Determination of the drug-DNA binding modes using fluorescence-based assays.

Therapeutic drugs and environmental pollutants may exhibit high reactivity toward DNA bases and backbone. Understanding the mechanisms of drug-DNA binding is crucial for predicting their potential genotoxicity. We developed a fluorescence analytical method for the determination of the preferential binding mode for drug-DNA interactions. Two nucleic acid dyes were employed in the method: TO-PRO-3 iodide (TP3) and 4',6-diamidino-2-phenylindole (DAPI). TP3 binds DNA by intercalation, whereas DAPI exhibits minor groove binding. Both dyes exhibit significant fluorescence magnification on binding to DNA. We evaluated the DNA binding constant, K(b), for each dye.

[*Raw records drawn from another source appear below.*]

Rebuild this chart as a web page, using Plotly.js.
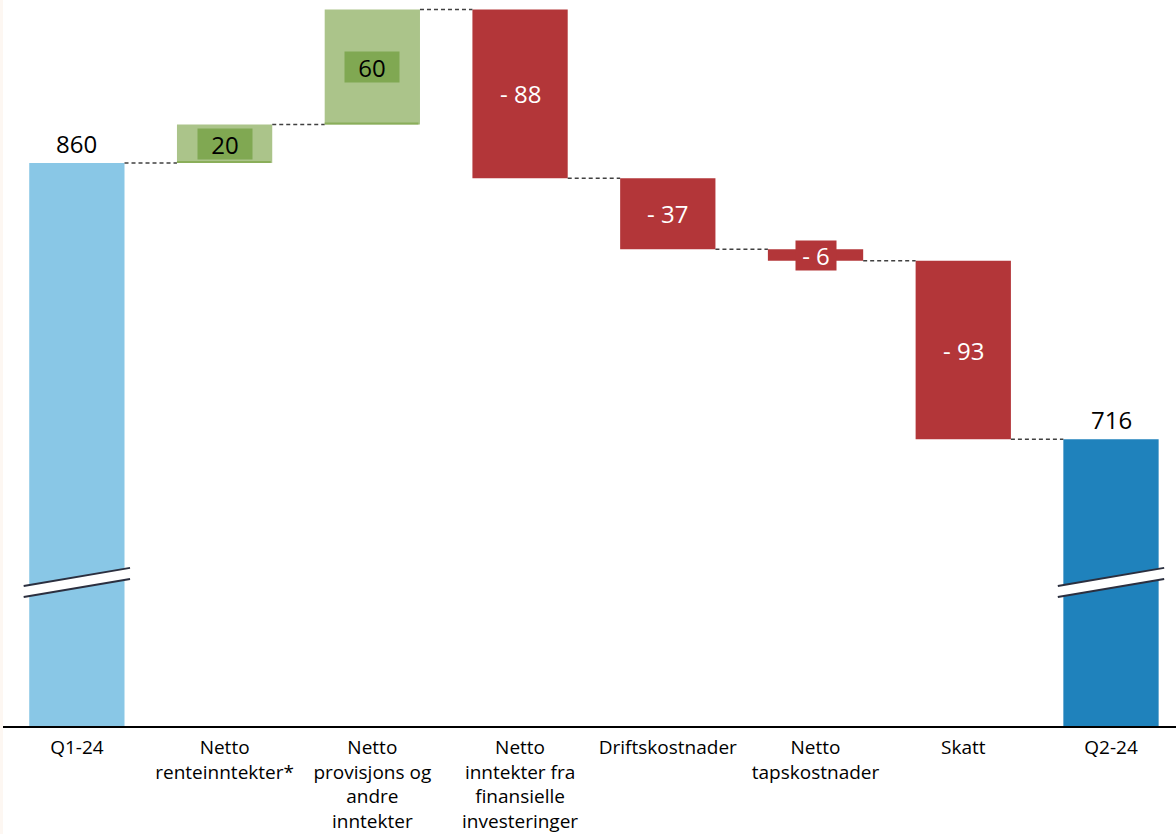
<!DOCTYPE html>
<html>
<head>
<meta charset="utf-8">
<script src="https://cdn.plot.ly/plotly-3.0.1.min.js"></script>
<style>
  html, body { margin: 0; padding: 0; background: #fdf7f2; }
  #chart { position: absolute; left: 3px; top: 0; width: 1173px; height: 834px; background: #ffffff; }
</style>
</head>
<body>
<div id="chart"></div>
<script>
// ---- data ----
const categories = ['Q1-24', 'Netto<br>renteinntekter*', 'Netto<br>provisjons og<br>andre<br>inntekter',
  'Netto<br>inntekter fra<br>finansielle<br>investeringer', 'Driftskostnader', 'Netto<br>tapskostnader', 'Skatt', 'Q2-24'];
const startValue = 860;
const changes = [20, 60, -88, -37, -6, -93];
const endValue = 716;
const changeLabels = ['20', '60', '- 88', '- 37', '- 6', '- 93'];

// ---- styles ----
const C_START = '#89c7e6', C_END = '#1f82bc', C_UP = '#abc48a', C_UP_DARK = '#80a852', C_DOWN = '#b33639';
const FONT = 'Open Sans, sans-serif';
const BAR_W = 0.645;
const Y_MIN = 566.6, Y_MAX = 944.9;

const idx = categories.map((_, i) => i);
const bases = [];
let run = startValue;
changes.forEach(c => { bases.push(run); run += c; });

const traces = [
  { type: 'bar', x: [0], y: [startValue], base: [0], width: BAR_W, marker: { color: C_START }, hoverinfo: 'skip' },
  { type: 'bar', x: idx.slice(1, 1 + changes.length), y: changes, base: bases, width: BAR_W,
    marker: { color: changes.map(c => c >= 0 ? C_UP : C_DOWN) }, hoverinfo: 'skip' },
  { type: 'bar', x: [categories.length - 1], y: [endValue], base: [0], width: BAR_W, marker: { color: C_END }, hoverinfo: 'skip' }
];

const shapes = [];
const annotations = [];
// connectors
const levels = [startValue];
changes.forEach((c, i) => levels.push(bases[i] + c));
levels.forEach((lv, i) => {
  shapes.push({ type: 'line', xref: 'x', yref: 'y', x0: i + BAR_W / 2, x1: i + 1 - BAR_W / 2, y0: lv, y1: lv,
    line: { color: '#404040', width: 1.5, dash: '4px,3px' } });
});
// darker green bottom edge on increases
changes.forEach((c, i) => {
  if (c > 0) shapes.push({ type: 'line', xref: 'x', yref: 'y', x0: i + 1 - BAR_W / 2, x1: i + 1 + BAR_W / 2 - 0.01,
    y0: bases[i] + 0.5, y1: bases[i] + 0.5, line: { color: '#8aae5a', width: 2 } });
});
// axis break marks
[0, categories.length - 1].forEach(i => {
  const xl = i - 0.36, xr = i + 0.36;
  const yTl = 639.6, yTr = 649.0, yBl = 633.8, yBr = 643.2;
  shapes.push({ type: 'path', xref: 'x', yref: 'y',
    path: `M ${xl},${yTl} L ${xr},${yTr} L ${xr},${yBr} L ${xl},${yBl} Z`,
    fillcolor: '#ffffff', line: { width: 0 } });
  shapes.push({ type: 'line', xref: 'x', yref: 'y', x0: xl, y0: yTl, x1: xr, y1: yTr, line: { color: '#2b2f3f', width: 2 } });
  shapes.push({ type: 'line', xref: 'x', yref: 'y', x0: xl, y0: yBl, x1: xr, y1: yBr, line: { color: '#2b2f3f', width: 2 } });
});
// total labels
annotations.push({ x: 0, y: startValue, xref: 'x', yref: 'y', text: String(startValue), showarrow: false,
  yanchor: 'bottom', yshift: 1, font: { family: FONT, size: 24, color: '#000' } });
annotations.push({ x: categories.length - 1, y: endValue, xref: 'x', yref: 'y', text: String(endValue), showarrow: false,
  yanchor: 'bottom', yshift: 1, font: { family: FONT, size: 24, color: '#000' } });
// change labels
changes.forEach((c, i) => {
  const a = { x: i + 1, y: bases[i] + c / 2, xref: 'x', yref: 'y', text: changeLabels[i], showarrow: false,
    font: { family: FONT, size: 24, color: c >= 0 ? '#000' : '#fff' } };
  if (c > 0) { a.bgcolor = C_UP_DARK; a.width = 52; a.height = 28; }
  if (Math.abs(c) < 15 && c < 0) { a.bgcolor = C_DOWN; a.width = 38; a.height = 27; }
  annotations.push(a);
});

const layout = {
  width: 1173, height: 834,
  margin: { l: 0, r: 0, t: 0, b: 108 },
  paper_bgcolor: '#ffffff', plot_bgcolor: '#ffffff',
  showlegend: false,
  barmode: 'overlay',
  xaxis: { type: 'linear', range: [-0.5, 7.44], tickvals: idx, ticktext: categories, showgrid: false, zeroline: false,
    showline: true, linecolor: '#000', linewidth: 2, ticks: '', ticklabelstandoff: 3,
    tickfont: { family: FONT, size: 19, color: '#000' }, fixedrange: true },
  yaxis: { range: [Y_MIN, Y_MAX], showgrid: false, zeroline: false, showticklabels: false, showline: false, fixedrange: true },
  shapes: shapes,
  annotations: annotations
};

Plotly.newPlot('chart', traces, layout, { displayModeBar: false, staticPlot: true });
</script>
</body>
</html>
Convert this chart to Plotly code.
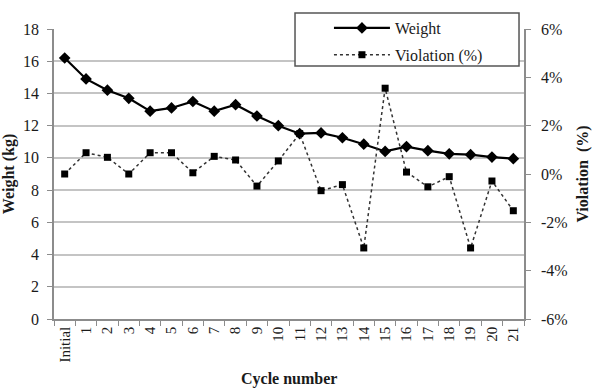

We also performed fluorescence quenching experiments with 11 molecules of various structures and measured a C(50) value for each compound. We determined preferential binding modes for the aforementioned molecules and found that they bound to DNA consistently, as indicated by other studies. The values of the likelihood of DNA intercalation were correlated with the partition coefficients of the molecules. In addition, we performed nuclear magnetic resonance (NMR) studies of the interactions with calf thymus DNA for the three molecules. The results were consistent with the fluorescence method described above. Thus, we conclude that the fluorescence method we developed provides a reliable determination of the likelihoods of the two different DNA binding modes. Published by Elsevier Inc.